In Kansas, the WPA provided classes in literacy, citizenship, housekeeping, art, parenting, and vocational training (Source). One specific program that combined art and education was the Kansas Museum Project. FDR felt WPA art projects needed to have an educational purpose, therefore the KMP made objects like dolls for museums and schools to use as educational resources (Source). We have two types of these dolls at the museum: historical dolls and pairs of dolls that represented different countries around the world.

Dolls from the Kansas State Museum Collection

Another project was to create small, historical dioramas that portrayed different scenes in Kansas’ history (Source). Evidently, even one of the studios that made these dioramas was located in Lawrence, KS aka where the Watkins is (Source).

Studio in Lawrence, KS

SO! Where do historical models come in? Well, I can’t find anything about them beyond the fact that they were made as part of the WPA. We also know that the house is Mount Vernon and the ship is the Santa Maria (of “Columbus sailed the ocean blue” fame). However, I think we can make a logical jump and assume these models were part of this project. I couldn’t find other examples of these models so if you know of any please let me know!

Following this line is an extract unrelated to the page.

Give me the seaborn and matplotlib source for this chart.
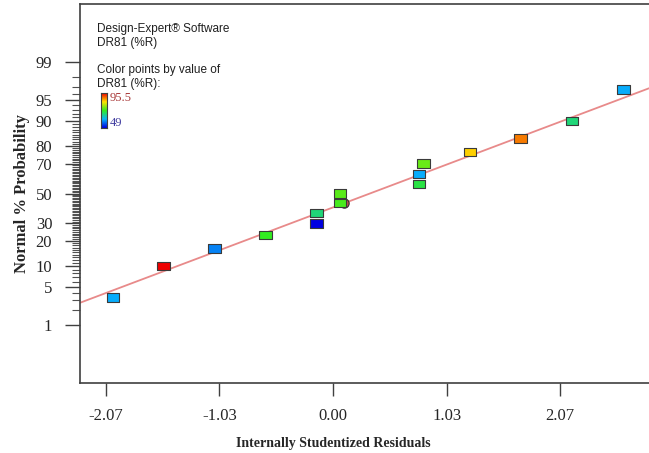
import numpy as np
import pandas as pd
import matplotlib
matplotlib.use('Agg')
import matplotlib.pyplot as plt
from matplotlib.path import Path
from matplotlib.colors import LinearSegmentedColormap
import seaborn as sns
from statistics import NormalDist

# Данные
residuals = [-2.005, -1.545, -1.078, -0.613, -0.152, -0.152, 0.064, 0.064,
             0.784, 0.784, 0.823, 1.249, 1.711, 2.179, 2.644]
probability = [3.33, 10.0, 16.67, 23.33, 30.0, 36.67, 43.33, 50.0,
               56.67, 63.33, 70.0, 76.67, 83.33, 90.0, 96.67]
dr81 = [60.2, 95.5, 57.5, 72.3, 49.0, 67.6, 73.6, 74.6,
        70.4, 60.2, 75.5, 84.8, 89.3, 67.6, 60.2]
dr81_min, dr81_max = 49, 95.5

# линия нормального распределения (в единицах z)
fit_intercept = -0.245
fit_slope = 0.729

y_ticks = [1, 5, 10, 20, 30, 50, 70, 80, 90, 95, 99]
x_ticks = [-2.07, -1.035, 0.0, 1.035, 2.07]
x_labels = ['-2.07', '-1.03', '0.00', '1.03', '2.07']

df = pd.DataFrame({'res': residuals, 'prob': probability, 'dr81': dr81})

nd = NormalDist()
_ppf = np.vectorize(lambda p: nd.inv_cdf(p), otypes=[float])
_cdf = np.vectorize(lambda z: nd.cdf(z), otypes=[float])


def probit(p):
    p = np.clip(np.asarray(p, dtype=float), 1e-9, 100 - 1e-9)
    return _ppf(p / 100.0)


def inv_probit(z):
    return _cdf(np.asarray(z, dtype=float)) * 100.0


cmap = LinearSegmentedColormap.from_list(
    'de', ['#0000e0', '#08b4fc', '#30ec20', '#ffe400', '#ee0000'])

sns.set_style('white')
plt.rcParams['font.family'] = ['Liberation Serif', 'DejaVu Serif']

xmin, xmax = -2.306, 2.88
fig = plt.figure(figsize=(6.49, 4.53), dpi=100)
ax = fig.add_axes([80 / 649, 70 / 453, 1 - 80 / 649, (383 - 4) / 453])
ax.set_yscale('function', functions=(probit, inv_probit))

# линия
xs = np.linspace(xmin, xmax, 300)
ax.plot(xs, inv_probit(fit_intercept + fit_slope * xs), color='#e88a8a', lw=1.3, zorder=2)

# маркер выделенной точки
ax.scatter([0.10], [43.33], s=45, facecolor='#c05050', edgecolor='#303030', lw=0.8, zorder=3)

rect = Path([(-1.5, -1.0), (1.5, -1.0), (1.5, 1.0), (-1.5, 1.0), (-1.5, -1.0)],
            [Path.MOVETO, Path.LINETO, Path.LINETO, Path.LINETO, Path.CLOSEPOLY])
sns.scatterplot(data=df, x='res', y='prob', hue='dr81', palette=cmap,
                hue_norm=(dr81_min, dr81_max), marker=rect, s=85,
                edgecolor='#3a3a3a', linewidth=0.8, legend=False, ax=ax, zorder=4)

ax.set_xlim(xmin, xmax)
ax.set_ylim(inv_probit(-3.34), inv_probit(3.34))
ax.set_xticks(x_ticks)
ax.set_xticklabels(x_labels)
ax.set_yticks(y_ticks)
ax.set_yticklabels([str(t) for t in y_ticks])
ax.set_yticks([v for v in range(2, 99) if v not in y_ticks], minor=True)
ax.tick_params(axis='y', which='major', direction='out', length=11, width=1,
               color='#404040', labelsize=12, pad=9, left=True)
ax.tick_params(axis='y', which='minor', direction='out', length=6, width=0.8,
               color='#505050', left=True)
ax.tick_params(axis='x', which='major', direction='out', length=9, width=1,
               color='#404040', labelsize=12, pad=9, bottom=True)
ax.tick_params(axis='x', which='minor', bottom=False)

for side in ['left', 'bottom', 'top']:
    ax.spines[side].set_color('#404040')
    ax.spines[side].set_linewidth(1.2)
ax.spines['right'].set_visible(False)

ax.set_xlabel('Internally Studentized Residuals', fontsize=10, fontweight='bold', labelpad=9)
ax.set_ylabel('Normal % Probability', fontsize=12, fontweight='bold', labelpad=4)
ax.xaxis.label.set_x((0 - xmin) / (xmax - xmin))
ax.grid(False)

# подписи Design-Expert
sans = ['Liberation Sans', 'DejaVu Sans']
fig.text(97 / 649, 1 - 29 / 453, 'Design-Expert® Software', family=sans, fontsize=8.5,
         va='center', color='#202020')
fig.text(97 / 649, 1 - 43 / 453, 'DR81 (%R)', family=sans, fontsize=8.5,
         va='center', color='#202020')
fig.text(97 / 649, 1 - 70 / 453, 'Color points by value of', family=sans, fontsize=8.5,
         va='center', color='#202020')
fig.text(97 / 649, 1 - 84 / 453, 'DR81 (%R):', family=sans, fontsize=8.5,
         va='center', color='#202020')
fig.text(110 / 649, 1 - 98 / 453, '95.5', fontsize=9, va='center', color='#a83838')
fig.text(110 / 649, 1 - 123 / 453, '49', fontsize=9, va='center', color='#403ca0')

cax = fig.add_axes([101 / 649, 1 - 128 / 453, 6 / 649, 35 / 453])
cax.imshow(np.linspace(1, 0, 100).reshape(-1, 1), aspect='auto', cmap=cmap)
cax.set_xticks([])
cax.set_yticks([])
for s in cax.spines.values():
    s.set_color('#404040')
    s.set_linewidth(0.8)

fig.savefig('out.png', dpi=100)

So what is the point of all of this? Well, think about it. These nice but seemingly unimportant toys were created during the Great Depression to provide jobs for people desperate to survive. Their existence let someone feed their family. They were also probably made by women who were not well represented in other areas of the WPA (Source 1, 2). This means that these models might have allowed women, who still weren’t prevalent in the workplace, to bring home money to support their families. So when you think about it, those models are pretty important.